## Given problem
Beginning with the first line, set down every line through the one containing "const py = y", exactly as it appears, but not the pictures.

## Collected data
▽
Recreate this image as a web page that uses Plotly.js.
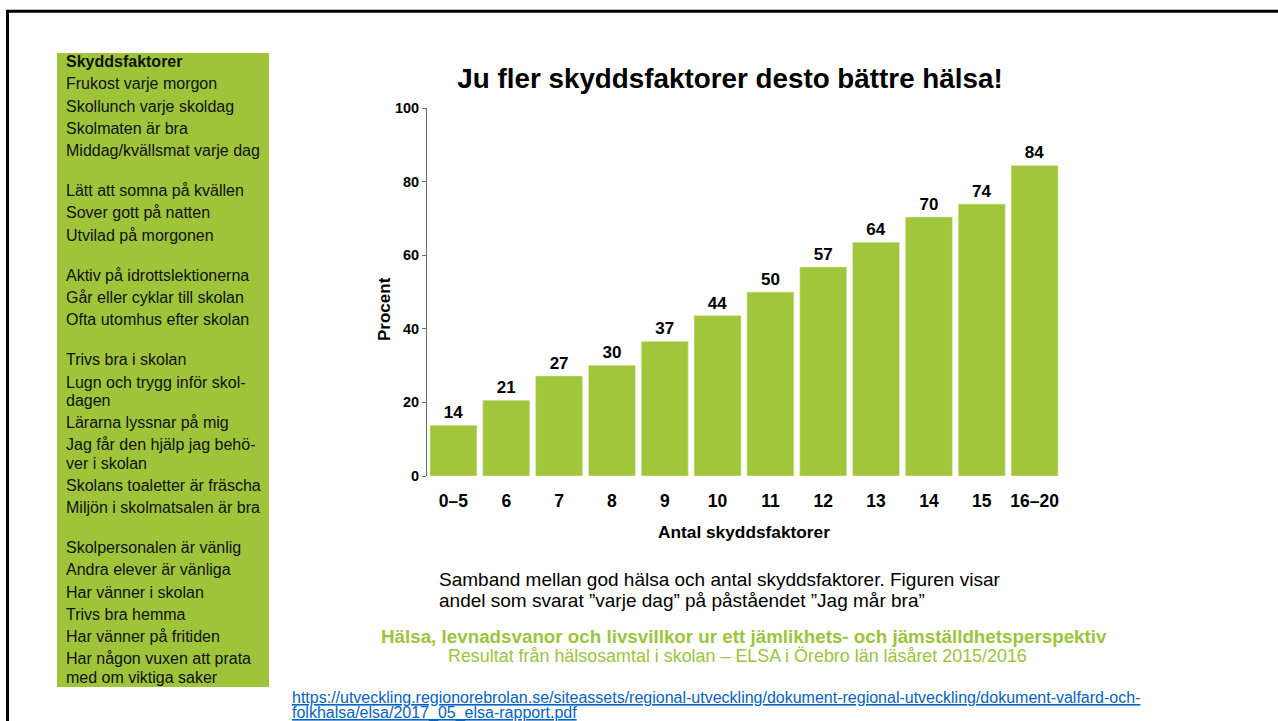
<!DOCTYPE html>
<html>
<head>
<meta charset="utf-8">
<script src="https://cdn.plot.ly/plotly-3.0.1.min.js"></script>
<style>
  html, body { margin: 0; padding: 0; background: #ffffff; }
  #chart { width: 1278px; height: 721px; }
</style>
</head>
<body>
<div id="chart"></div>
<script>
// ---- Data ----
const categories = ["0–5", "6", "7", "8", "9", "10", "11", "12", "13", "14", "15", "16–20"];
const percentValues = [13.8, 20.6, 27.2, 30.1, 36.6, 43.6, 50.0, 56.8, 63.5, 70.4, 73.9, 84.4];
const yTickValues = [0, 20, 40, 60, 80, 100];

const chartTitle = "Ju fler skyddsfaktorer desto bättre hälsa!";
const xAxisTitle = "Antal skyddsfaktorer";
const yAxisTitle = "Procent";

const panelHeader = "Skyddsfaktorer";
const panelGroups = [
  ["Frukost varje morgon", "Skollunch varje skoldag", "Skolmaten är bra", "Middag/kvällsmat varje dag"],
  ["Lätt att somna på kvällen", "Sover gott på natten", "Utvilad på morgonen"],
  ["Aktiv på idrottslektionerna", "Går eller cyklar till skolan", "Ofta utomhus efter skolan"],
  ["Trivs bra i skolan", "Lugn och trygg inför skol-\ndagen", "Lärarna lyssnar på mig",
   "Jag får den hjälp jag behö-\nver i skolan", "Skolans toaletter är fräscha", "Miljön i skolmatsalen är bra"],
  ["Skolpersonalen är vänlig", "Andra elever är vänliga", "Har vänner i skolan", "Trivs bra hemma",
   "Har vänner på fritiden", "Har någon vuxen att prata\nmed om viktiga saker"]
];

const captionLines = [
  "Samband mellan god hälsa och antal skyddsfaktorer. Figuren visar",
  "andel som svarat ”varje dag” på påståendet ”Jag mår bra”"
];
const sourceTitle = "Hälsa, levnadsvanor och livsvillkor ur ett jämlikhets- och jämställdhetsperspektiv";
const sourceSubtitle = "Resultat från hälsosamtal i skolan – ELSA i Örebro län läsåret 2015/2016";
const urlLines = [
  "https://utveckling.regionorebrolan.se/siteassets/regional-utveckling/dokument-regional-utveckling/dokument-valfard-och-",
  "folkhalsa/elsa/2017_05_elsa-rapport.pdf"
];

// ---- Layout geometry ----
const W = 1278, H = 721;
const M = { l: 427, r: 217, t: 108, b: 245 };
const PW = W - M.l - M.r, PH = H - M.t - M.b;
const px = x => (x - M.l) / PW;          // pixel x -> paper x
const py = y => (H - M.b - y) / PH;      // pixel y -> paper y

const FONT = "Liberation Sans, Arial, Helvetica, sans-serif";
const GREEN = "#9fc43a";
const BAR_GREEN = "#a1c63c";
const TEXT_GREEN = "#9cc43c";

const annotations = [];
const shapes = [];

// Green side panel
shapes.push({ type: "rect", xref: "paper", yref: "paper",
  x0: px(57), x1: px(269), y0: py(53), y1: py(687),
  fillcolor: GREEN, line: { width: 0 }, layer: "below" });

// Frame lines (top and left)
shapes.push({ type: "line", xref: "paper", yref: "paper",
  x0: px(6), x1: px(1300), y0: py(11.3), y1: py(11.3), line: { color: "#000", width: 3 } });
shapes.push({ type: "line", xref: "paper", yref: "paper",
  x0: px(7.5), x1: px(7.5), y0: py(10), y1: py(740), line: { color: "#000", width: 3 } });

// Panel text
const panelX = px(64);
const itemStep = 22.2, wrapStep = 18.3, groupGap = 18;
let cy = 61.7;
function addPanelLine(text, y, bold) {
  annotations.push({ xref: "paper", yref: "paper", x: panelX, y: py(y),
    xanchor: "left", yanchor: "middle", showarrow: false,
    text: bold ? "<b>" + text + "</b>" : text,
    font: { family: FONT, size: 16, color: "#111" } });
}
addPanelLine(panelHeader, cy, true);
cy += itemStep;
panelGroups.forEach((group, gi) => {
  if (gi > 0) cy += groupGap;
  group.forEach(item => {
    const parts = item.split("\n");
    parts.forEach((p, pi) => addPanelLine(p, cy + pi * wrapStep, false));
    cy += (parts.length - 1) * wrapStep + itemStep;
  });
});

// Y axis title (rotated)
annotations.push({ xref: "paper", yref: "paper", x: px(384), y: py(309),
  xanchor: "center", yanchor: "middle", textangle: -90, showarrow: false,
  text: "<b>" + yAxisTitle + "</b>", font: { family: FONT, size: 17, color: "#000" } });

// X axis title
annotations.push({ xref: "paper", yref: "paper", x: px(744), y: py(532),
  xanchor: "center", yanchor: "middle", showarrow: false,
  text: "<b>" + xAxisTitle + "</b>", font: { family: FONT, size: 17.3, color: "#000" } });

// Caption
captionLines.forEach((t, i) => {
  annotations.push({ xref: "paper", yref: "paper", x: px(437), y: py(579 + i * 21.5),
    xanchor: "left", yanchor: "middle", showarrow: false,
    text: t, font: { family: FONT, size: 19, color: "#000" } });
});

// Source
annotations.push({ xref: "paper", yref: "paper", x: px(743.5), y: py(636),
  xanchor: "center", yanchor: "middle", showarrow: false,
  text: "<b>" + sourceTitle + "</b>", font: { family: FONT, size: 18.8, color: TEXT_GREEN } });
annotations.push({ xref: "paper", yref: "paper", x: px(737), y: py(656),
  xanchor: "center", yanchor: "middle", showarrow: false,
  text: sourceSubtitle, font: { family: FONT, size: 17.9, color: TEXT_GREEN } });

// URL
urlLines.forEach((t, i) => {
  annotations.push({ xref: "paper", yref: "paper", x: px(290), y: py(697 + i * 16),
    xanchor: "left", yanchor: "middle", showarrow: false,
    text: "<u>" + t + "</u>", font: { family: FONT, size: 16, color: "#0563c1" } });
});

const trace = {
  type: "bar",
  x: categories,
  y: percentValues,
  marker: { color: BAR_GREEN, line: { color: "#e6f0cc", width: 0.5 } },
  text: percentValues.map(v => String(Math.round(v))),
  textposition: "outside",
  textfont: { family: FONT, size: 17, color: "#000", weight: "bold" },
  cliponaxis: false,
  hoverinfo: "skip"
};

const layout = {
  width: W, height: H,
  margin: M,
  paper_bgcolor: "#ffffff",
  plot_bgcolor: "rgba(0,0,0,0)",
  showlegend: false,
  bargap: 0.11,
  font: { family: FONT, color: "#000" },
  title: {
    text: "<b>" + chartTitle + "</b>",
    font: { family: FONT, size: 27.8, color: "#000" },
    xref: "paper", x: px(730), xanchor: "center",
    yref: "container", y: 1 - 78 / H, yanchor: "middle"
  },
  xaxis: {
    type: "category",
    showline: false, showgrid: false, zeroline: false,
    ticks: "",
    ticklabelstandoff: 12,
    tickfont: { family: FONT, size: 17.5, color: "#000", weight: "bold" }
  },
  yaxis: {
    range: [0, 100],
    tickvals: yTickValues,
    showline: true, linecolor: "#6b6b6b", linewidth: 1,
    ticks: "outside", ticklen: 4, tickwidth: 1, tickcolor: "#6b6b6b",
    showgrid: false, zeroline: false,
    tickfont: { family: FONT, size: 14.5, color: "#000", weight: "bold" }
  },
  shapes: shapes,
  annotations: annotations
};

Plotly.newPlot("chart", [trace], layout, { displayModeBar: false, staticPlot: true });
</script>
</body>
</html>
△
## Response below
Recreate this image as a web page that uses Plotly.js.
<!DOCTYPE html>
<html>
<head>
<meta charset="utf-8">
<script src="https://cdn.plot.ly/plotly-3.0.1.min.js"></script>
<style>
  html, body { margin: 0; padding: 0; background: #ffffff; }
  #chart { width: 1278px; height: 721px; }
</style>
</head>
<body>
<div id="chart"></div>
<script>
// ---- Data ----
const categories = ["0–5", "6", "7", "8", "9", "10", "11", "12", "13", "14", "15", "16–20"];
const percentValues = [13.8, 20.6, 27.2, 30.1, 36.6, 43.6, 50.0, 56.8, 63.5, 70.4, 73.9, 84.4];
const yTickValues = [0, 20, 40, 60, 80, 100];

const chartTitle = "Ju fler skyddsfaktorer desto bättre hälsa!";
const xAxisTitle = "Antal skyddsfaktorer";
const yAxisTitle = "Procent";

const panelHeader = "Skyddsfaktorer";
const panelGroups = [
  ["Frukost varje morgon", "Skollunch varje skoldag", "Skolmaten är bra", "Middag/kvällsmat varje dag"],
  ["Lätt att somna på kvällen", "Sover gott på natten", "Utvilad på morgonen"],
  ["Aktiv på idrottslektionerna", "Går eller cyklar till skolan", "Ofta utomhus efter skolan"],
  ["Trivs bra i skolan", "Lugn och trygg inför skol-\ndagen", "Lärarna lyssnar på mig",
   "Jag får den hjälp jag behö-\nver i skolan", "Skolans toaletter är fräscha", "Miljön i skolmatsalen är bra"],
  ["Skolpersonalen är vänlig", "Andra elever är vänliga", "Har vänner i skolan", "Trivs bra hemma",
   "Har vänner på fritiden", "Har någon vuxen att prata\nmed om viktiga saker"]
];

const captionLines = [
  "Samband mellan god hälsa och antal skyddsfaktorer. Figuren visar",
  "andel som svarat ”varje dag” på påståendet ”Jag mår bra”"
];
const sourceTitle = "Hälsa, levnadsvanor och livsvillkor ur ett jämlikhets- och jämställdhetsperspektiv";
const sourceSubtitle = "Resultat från hälsosamtal i skolan – ELSA i Örebro län läsåret 2015/2016";
const urlLines = [
  "https://utveckling.regionorebrolan.se/siteassets/regional-utveckling/dokument-regional-utveckling/dokument-valfard-och-",
  "folkhalsa/elsa/2017_05_elsa-rapport.pdf"
];

// ---- Layout geometry ----
const W = 1278, H = 721;
const M = { l: 427, r: 217, t: 108, b: 245 };
const PW = W - M.l - M.r, PH = H - M.t - M.b;
const px = x => (x - M.l) / PW;          // pixel x -> paper x
const py = y => (H - M.b - y) / PH;      // pixel y -> paper y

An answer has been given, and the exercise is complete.